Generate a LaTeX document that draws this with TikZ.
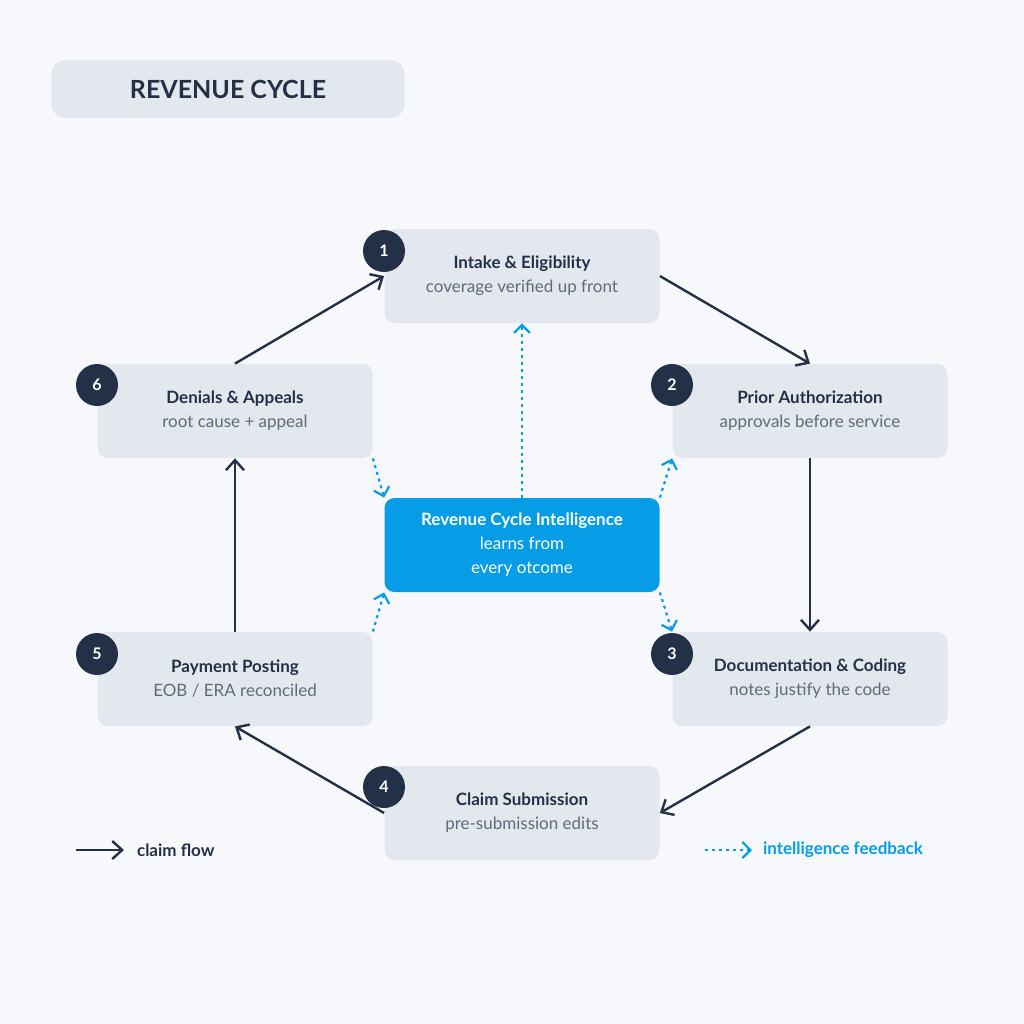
\documentclass[tikz,border=0pt]{standalone}
\usepackage{fontspec}
\setmainfont{Lato}
\usetikzlibrary{arrows.meta}
\definecolor{bgcol}{HTML}{F6F8FB}
\definecolor{boxcol}{HTML}{E3E8EE}
\definecolor{navy}{HTML}{243047}
\definecolor{subcol}{HTML}{5F6B7A}
\definecolor{aiblue}{HTML}{069DE6}
\begin{document}
\begin{tikzpicture}[x=0.5pt,y=-0.5pt,
  step node/.style={rectangle,rounded corners=5pt,fill=boxcol,minimum width=137.5pt,minimum height=47pt,align=center,font=\fontsize{8.5}{12}\selectfont,text=navy},
  core node/.style={step node,fill=aiblue,text=white},
  badge/.style={circle,fill=navy,text=white,minimum size=21pt,inner sep=0pt,font=\bfseries\fontsize{8}{9}\selectfont},
  flow/.style={-{Straight Barb[length=5pt,width=9pt]},draw=navy,line width=1.2pt},
  feed/.style={-{Straight Barb[length=4pt,width=8pt]},draw=aiblue,line width=1.1pt,dash pattern=on 1.5pt off 2pt}]

  \fill[bgcol] (0,0) rectangle (1024,1024);
  \useasboundingbox (0,0) rectangle (1024,1024);

  \node[rectangle,rounded corners=7pt,fill=boxcol,minimum width=176.5pt,minimum height=29pt,text=navy,font=\bfseries\fontsize{12.5}{14}\selectfont] (title) at (228,89) {REVENUE CYCLE};

  \node[step node] (b1) at (522,276) {\textbf{Intake \& Eligibility}\\\textcolor{subcol}{coverage verified up front}};
  \node[step node] (b2) at (810,411) {\textbf{Prior Authorization}\\\textcolor{subcol}{approvals before service}};
  \node[step node] (b3) at (810,679) {\textbf{Documentation \& Coding}\\\textcolor{subcol}{notes justify the code}};
  \node[step node] (b4) at (522,813) {\textbf{Claim Submission}\\\textcolor{subcol}{pre-submission edits}};
  \node[step node] (b5) at (235,679) {\textbf{Payment Posting}\\\textcolor{subcol}{EOB / ERA reconciled}};
  \node[step node] (b6) at (235,411) {\textbf{Denials \& Appeals}\\\textcolor{subcol}{root cause + appeal}};
  \node[core node] (c) at (522,545) {\textbf{Revenue Cycle Intelligence}\\learns from\\every otcome};

  \node[badge] (n1) at (384,251) {1};
  \node[badge] (n2) at (672,385) {2};
  \node[badge] (n3) at (672,654) {3};
  \node[badge] (n4) at (384,787) {4};
  \node[badge] (n5) at (97,654) {5};
  \node[badge] (n6) at (97,385) {6};

  % claim flow
  \draw[flow] (b1.east) -- (b2.north);
  \draw[flow] (b2.south) -- (b3.north);
  \draw[flow] (b3.south) -- (b4.east);
  \draw[flow] (b4.west) -- (b5.south);
  \draw[flow] (b5.north) -- (b6.south);
  \draw[flow] (b6.north) -- (b1.west);

  % intelligence feedback
  \draw[feed] (c.north) -- (b1.south);
  \draw[feed] (c.north east) -- (b2.south west);
  \draw[feed] (c.south east) -- (b3.north west);
  \draw[feed] (b6.south east) -- (c.north west);
  \draw[feed] (b5.north east) -- (c.south west);

  % legend
  \coordinate (l1a) at (76,850);
  \coordinate (l1b) at (124,850);
  \draw[flow] (l1a) -- (l1b);
  \node[anchor=west,text=navy,font=\bfseries\fontsize{8.5}{10}\selectfont] (lg1) at (130,850) {claim flow};
  \coordinate (l2a) at (705,850);
  \coordinate (l2b) at (752,850);
  \draw[feed] (l2a) -- (l2b);
  \node[anchor=west,text=aiblue,font=\bfseries\fontsize{8.5}{10}\selectfont] (lg2) at (756,850) {intelligence feedback};
\end{tikzpicture}
\end{document}
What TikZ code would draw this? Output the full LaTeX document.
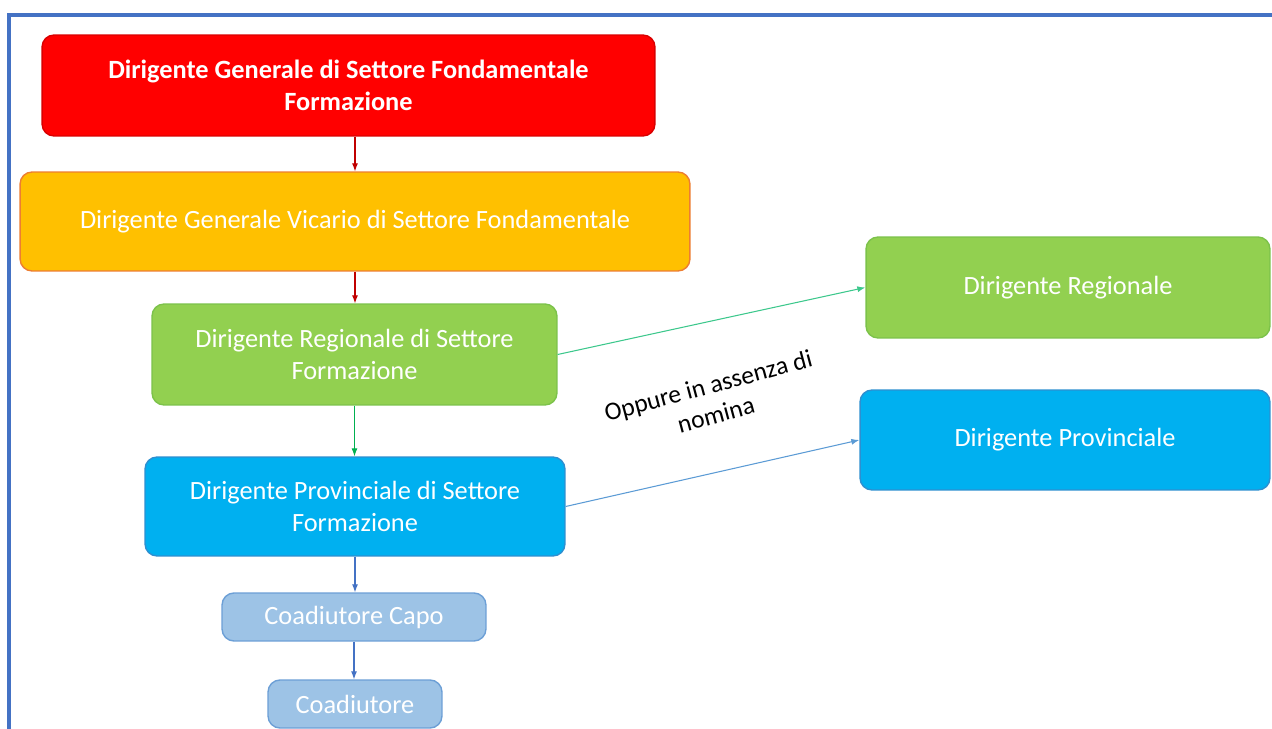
\documentclass[tikz,border=0pt]{standalone}
\usepackage{fontspec}
\setmainfont{Carlito}
\usepackage{xcolor}
\definecolor{frameBlue}{HTML}{4472C4}
\definecolor{boxRed}{HTML}{FF0000}
\definecolor{boxOrange}{HTML}{FFC000}
\definecolor{lineOrange}{HTML}{ED7D31}
\definecolor{boxGreen}{HTML}{92D050}
\definecolor{lineGreen}{HTML}{7CC24A}
\definecolor{boxBlue}{HTML}{00B0F0}
\definecolor{lineBlue}{HTML}{2E8FD0}
\definecolor{boxPale}{HTML}{9DC3E6}
\definecolor{linePale}{HTML}{6C9FD6}
\definecolor{arrRed}{HTML}{C00000}
\definecolor{arrGreen}{HTML}{00B050}
\definecolor{arrTeal}{HTML}{3CC88C}
\definecolor{arrBlue}{HTML}{4472C4}
\definecolor{arrSky}{HTML}{5B9BD5}
\usetikzlibrary{arrows.meta}

\tikzset{
  orgbox/.style={rectangle, rounded corners=0.24cm, line width=0.8pt, text=white,
    align=center, inner sep=0pt, font=\fontsize{15}{18}\selectfont},
  orgarrow/.style={line width=0.6pt, -{Latex[length=1.6mm, width=1.2mm]}}
}

\begin{document}
\begin{tikzpicture}[x=0.02cm, y=-0.02cm]
  \useasboundingbox (0,0) rectangle (1272,729);
  \fill[white] (0,0) rectangle (1272,729);
  \draw[frameBlue, line width=1.8pt] (9,729) -- (9,15) -- (1272,15);
  % colonna centrale
  \node[orgbox, fill=boxRed, draw=boxRed!85!black, minimum width=12.26cm, minimum height=2.02cm, font=\fontsize{15}{18}\selectfont\bfseries] (gen) at (348.5,85.5) {Dirigente Generale di Settore Fondamentale\\Formazione};
  \node[orgbox, fill=boxOrange, draw=lineOrange, minimum width=13.4cm, minimum height=1.98cm] (vic) at (355,221.5) {Dirigente Generale Vicario di Settore Fondamentale};
  \node[orgbox, fill=boxGreen, draw=lineGreen, minimum width=8.1cm, minimum height=2.02cm] (reg) at (354.5,354.5) {Dirigente Regionale di Settore\\Formazione};
  \node[orgbox, fill=boxBlue, draw=lineBlue, minimum width=8.4cm, minimum height=1.98cm] (prov) at (355,506.5) {Dirigente Provinciale di Settore\\Formazione};
  \node[orgbox, fill=boxPale, draw=linePale, minimum width=5.28cm, minimum height=0.96cm] (capo) at (354,617) {Coadiutore Capo};
  \node[orgbox, fill=boxPale, draw=linePale, minimum width=3.48cm, minimum height=0.96cm] (coad) at (355,704) {Coadiutore};
  % colonna destra
  \node[orgbox, fill=boxGreen, draw=lineGreen, minimum width=8.08cm, minimum height=2.02cm] (dreg) at (1068,287.5) {Dirigente Regionale};
  \node[orgbox, fill=boxBlue, draw=lineBlue, minimum width=8.2cm, minimum height=2.0cm] (dprov) at (1065,440) {Dirigente Provinciale};
  \node[rotate=15, align=center, font=\fontsize{14.5}{17}\selectfont] (nota) at (712,400) {Oppure in assenza di\\nomina};
  % frecce
  \draw[orgarrow, arrRed] (gen.south -| vic.north) -- (vic.north);
  \draw[orgarrow, arrRed] (vic.south) -- (reg.north -| vic.south);
  \draw[orgarrow, arrGreen] (reg.south) -- (prov.north -| reg.south);
  \draw[orgarrow, arrBlue] (prov.south) -- (capo.north -| prov.south);
  \draw[orgarrow, arrBlue] (capo.south) -- (coad.north -| capo.south);
  \draw[orgarrow, arrTeal] (reg.east) -- (dreg.west);
  \draw[orgarrow, arrSky] (prov.east) -- (dprov.west);
\end{tikzpicture}
\end{document}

——

▶ _EXERCISE_
Every line of the listing that holds "code" should be found and copied.

▶ _ANSWER TO THIS PROBLEM_
  \node[step node] (b3) at (810,679) {\textbf{Documentation \& Coding}\\\textcolor{subcol}{notes justify the code}};
What TikZ code would draw this? Output the full LaTeX document.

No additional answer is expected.